EDIT: @Holo has kindly pointed out that my concept of ln rules used in this question is wrong. However, the intuition behind using the tangent of a curve to find the sum to infinity of a series still stands. Therefore, I won't be editing the post.
I tried expanding out the equation from the question and got $${a_{n}} = \frac{1}{2} .\frac{3}{4} . \frac{5}{6} ...\frac{2n -1}{2n}$$
I then tried taking the ln of the equation which works out to $$\ln(1 - \frac{1}{2}) + \ln(1 - \frac{1}{4}) + ...$$
Here is my question. I used the rules of ln functions and took $ln(\frac{1}{1/2}) + ln(\frac{1}{\frac{1}{4}})$ + ...
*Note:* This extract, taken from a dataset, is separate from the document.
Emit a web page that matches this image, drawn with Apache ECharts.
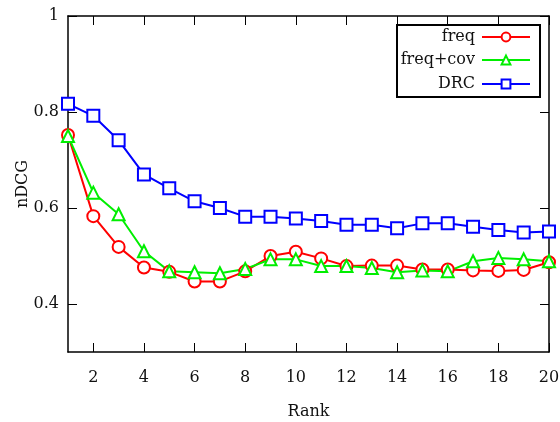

Since ln(1) is 0, shouldn't the limit work out to 0 as n tends to infinity? Then $$ln(L) = 0, where L = limit$$ $$L = e^0$$ $$L = 1$$
However, the limit is actually 0, and my tutor used a method which I couldn't understand as he tried approximating the function $y = ln(x)$ to $y = x - 1$, as he says that the linear equation is actually a tangent to the ln curve. Could someone please explain this intuition behind it? He differentiated the equation, and since the curve cuts the x-axis at x = 1, he got the linear curve $y = x - 1$.
He did mention that the linear equation is just an approximation, but said such an approximation would be more than sufficient.
A completely different approach is to write $${a_{n}} = \frac{1}{2} .\frac{3}{4} . \frac{5}{6} ...\frac{2n -1}{2n}=\frac {(2n)!}{(2^nn!)^2}$$ because you can divide a $2$ out of each term on the bottom and get $n!$ and you can multiply top and bottom by the bottom. Now feed it to Stirling $$a_n\approx\frac{(2n)^{2n}e^{2n}}{e^{2n}2^{2n}n^{2n}\sqrt{\pi n}}=\frac 1{\sqrt{\pi n}}\to 0$$